Prince Nikolaos of Greece married the hyperborean beauty Tatiana Blatnik, as good looking a couple as any that were ever described by, say, F. Scott Fitzgerald in his novels about the young and the beautiful. Watching them come down the clusters of white-washed houses lined by cherry and pine trees on a balmy late afternoon my thoughts raced to…Ayn Rand. Ms. Rand had something against ugly people. She thought them evil. (I wonder what she was doing hanging around with Alan Greenspan, the architect of the credit crunch, but I guess it was for the money.) Her heroes, by contrast, were flawless and beautiful. Nikolaos and Tatiana would have been megastars in her books. In an age of cheap celebrity culture, with its Gadarene lust for fame and attention, of gel-haired thugs, foul-mouthed, Concorde-nosed women and tattooed, beer-bellied slobs, the bride and groom stood out like—well, for lack of a more inspired simile—a couple of Orthodox rabbis in a Nuremberg rally.

“King Constantine’s speech was unsurpassed in expressing his love for his son and his country and its people without being awkward in the least. So much so I got up and told him so and he thanked me and put his arm around me.”

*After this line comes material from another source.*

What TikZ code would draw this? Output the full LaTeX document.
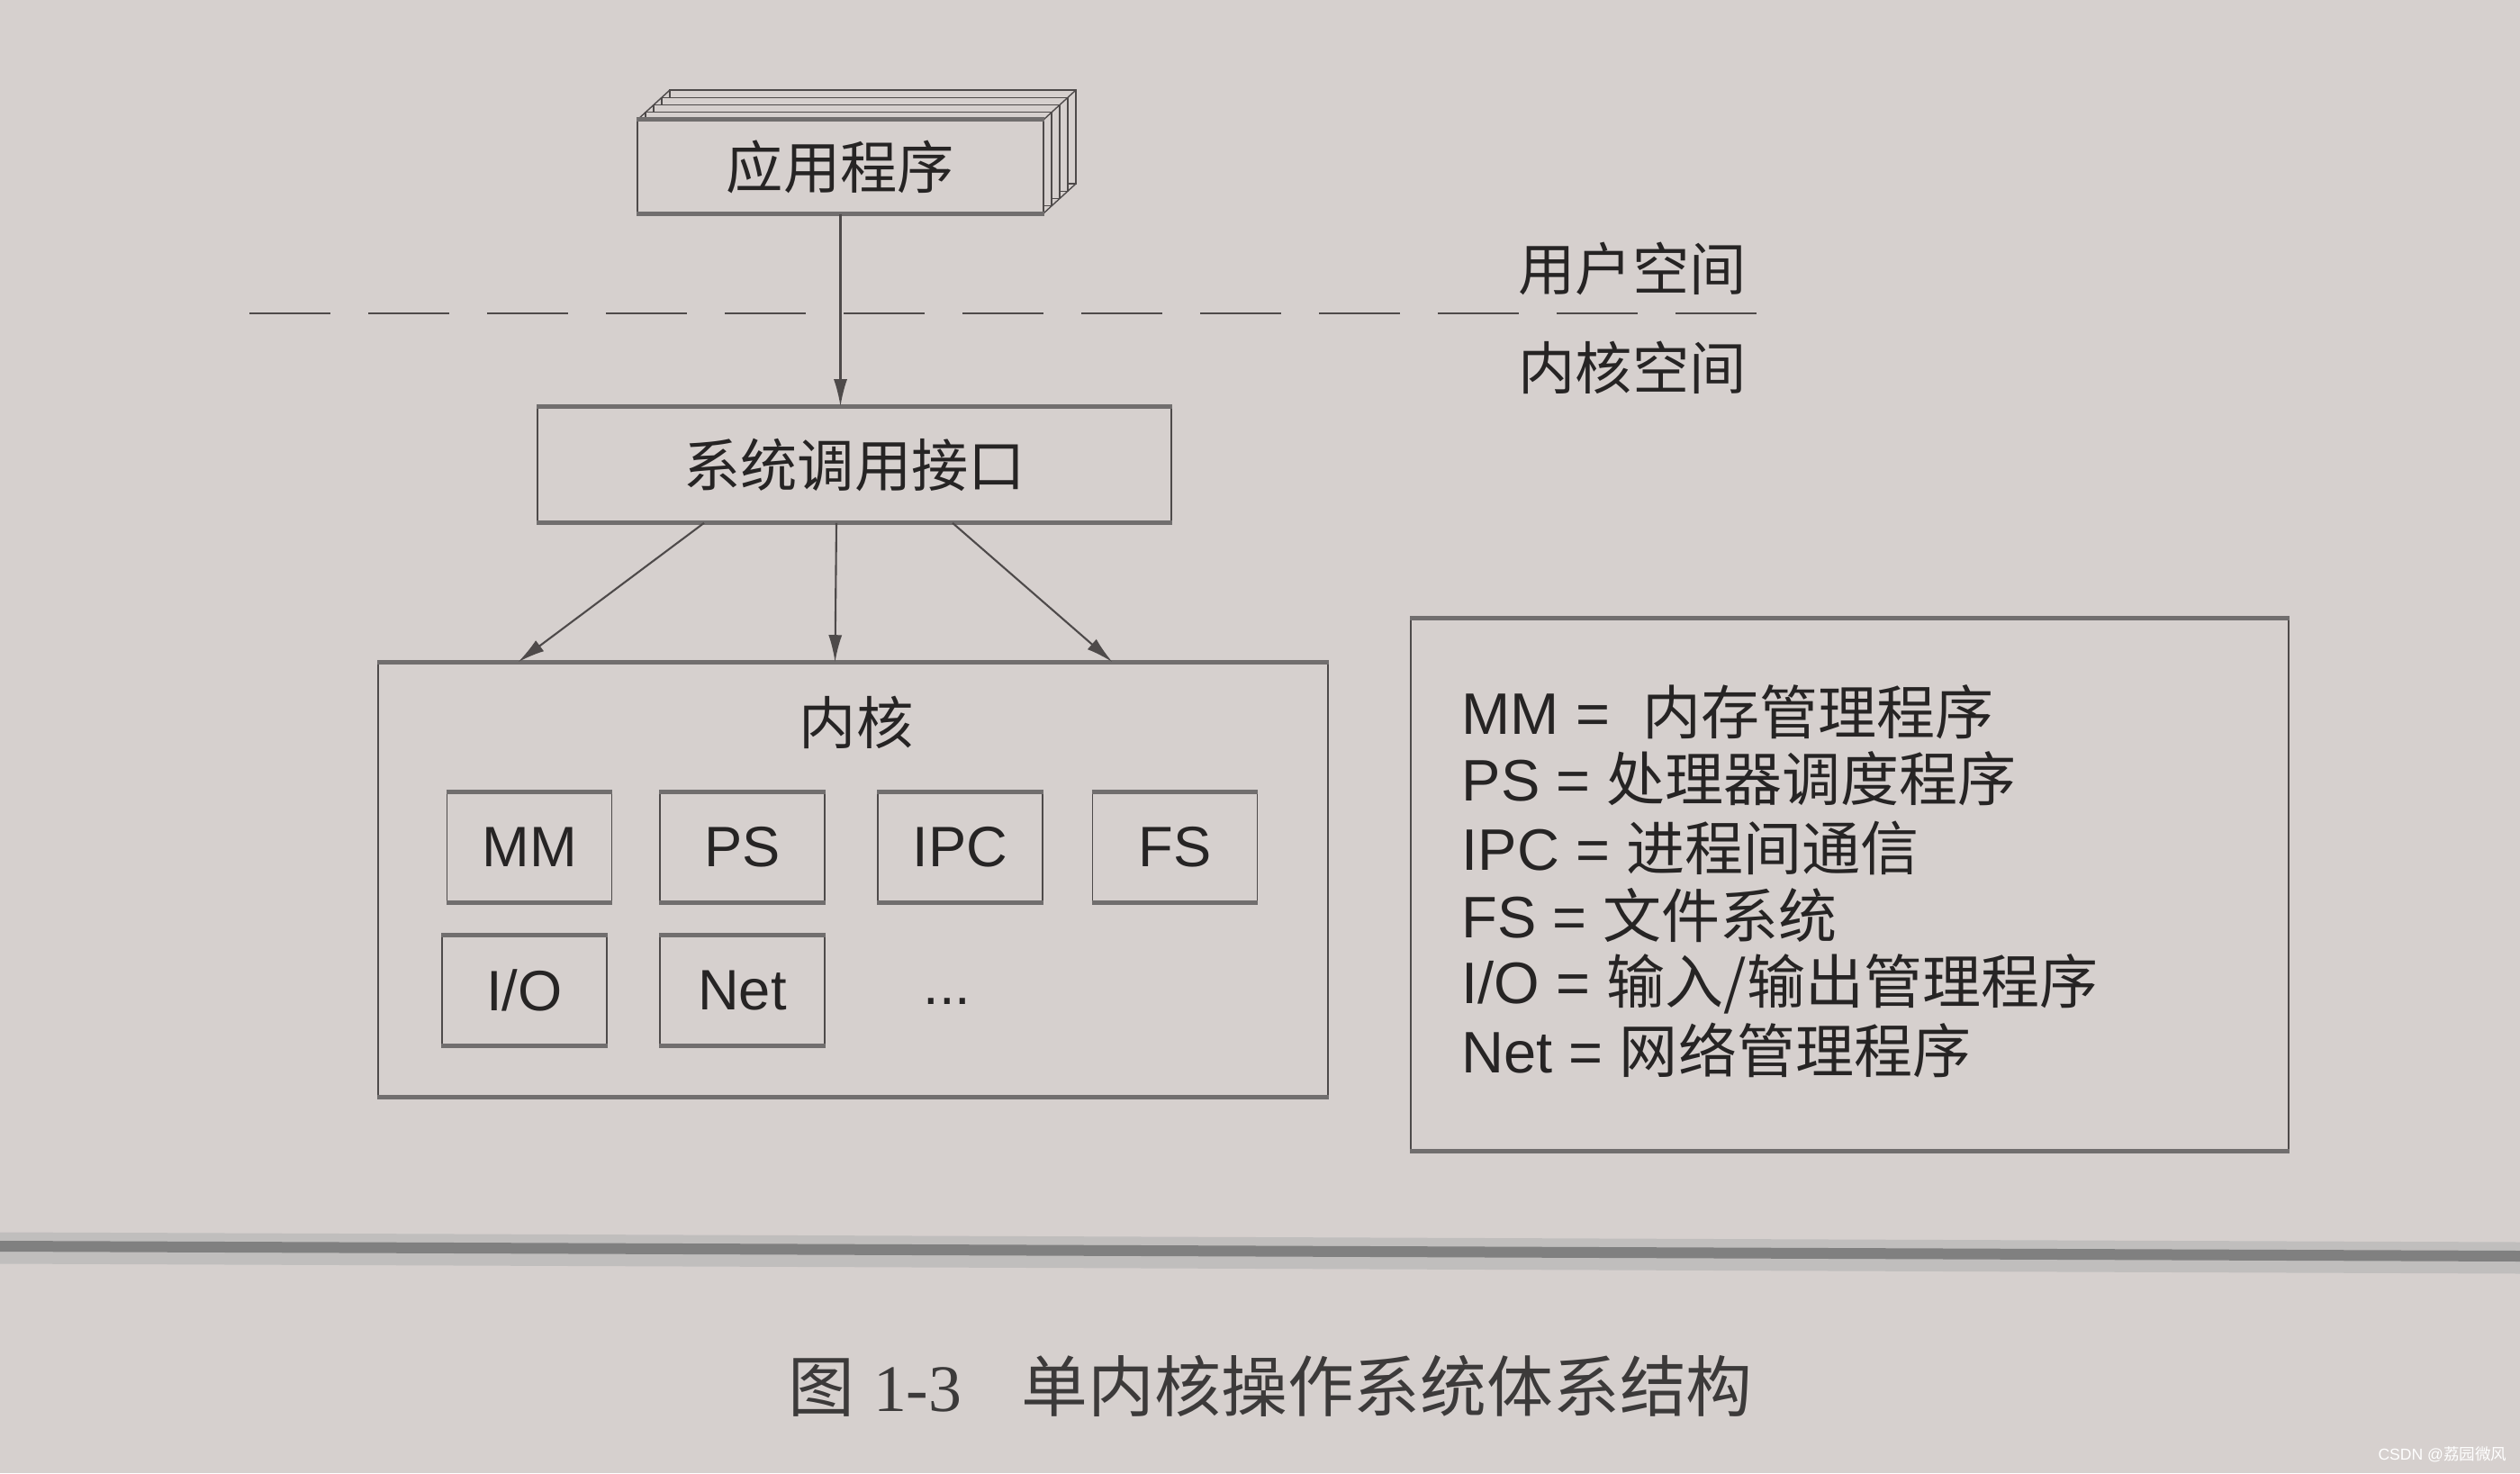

I flew from Gstaad on my friends Peter and Lara Livanos’s plane, along with six children and Jeffrey and Lulu Moore. Staying with me on board were Leopold and Debbie Bismarck and Tim and Ginny Hoare. We hit the ground running, which perhaps was a mistake. We stayed up until dawn, were unable to sleep, and blamed it on the full moon. I sweated out the booze in the afternoon and made it to the outdoor cocktail party at the grand Poseidonia hotel in Spetses. Europe’s royal houses were there in spades. The Queens of Spain, Denmark and of course Greece, Crown Prince Felipe and the Infantas of Spain, the Crown Prince and Princess of the Netherlands, (I chatted up Maxima and she was delightful, as was the Crown Princess of Spain, Letizia) and it occurred to me that whenever one reads about royal feuds in the press there is only one thing to do. Ignore it. I saw soi disant feuding princes and princesses having the time of their lives sitting together in dawn bull sessions. We wound up the evening after a dinner in Dino Goulandris’s magnificent property high above a cliff across Spetses. Then the party continued on board Bushido.

Next day was the wedding but first came the hangover to end all hangovers. Mind you, all bad feelings disappeared once the ceremony began. Glowing warmly in the late afternoon sun against a blue sky, the purple bougainvillea encircling the white-washed church, the scene was of such beauty it would have brought tears to the eyes of a true romantic. Like my friend John Sutin, whose wife lies paralyzed and can only move her eyes after falling off her horse. I went with John to the party following the ceremony. It was still twilight and twilights last longer during royal weddings. In a tent next to a long white sand beach, totally deserted in a long shallow cove between two rocky points, a band had begun to play. We were around 400, give or take a hundred. That is all I remember.

Except for being seated at the Greek Queen’s table and talking with Lita Livanos. And King Constantine’s speech which was unsurpassed in expressing his love for his son and his country and its people without being awkward in the least. So much so I got up and told him so and he thanked me and put his arm around me. Many of us were very moved. When I saw the king speaking to a prominent Cretan, I remembered that 69 years before, Constantine and his sister Sophia, the Queen of Spain, were in Crete both suffering from the onslaught of Cretan bedbugs. They were two and one years of age. The royal family was retreating from the German invasion, which came days later. The battle of Crete was fought ferociously and heroically by both sides, German and Greek-British. That is where the three von Blucher brothers, Wolfgang, 24, Leberecht, 19, and Hans-Joachim, 17, all died fighting the Black Watch.  Thinking of the waste of young lives made me sad, but then I spotted various royal ladies and sweet young things who with graceful subterfuge refused to dance. It fell on poor Ginny Hoare and I danced with her until she dropped.

The dawn found me fully dressed asleep on deck of Bushido. A reminder of the impermanence of youth, but oh, what a beautiful three days and nights.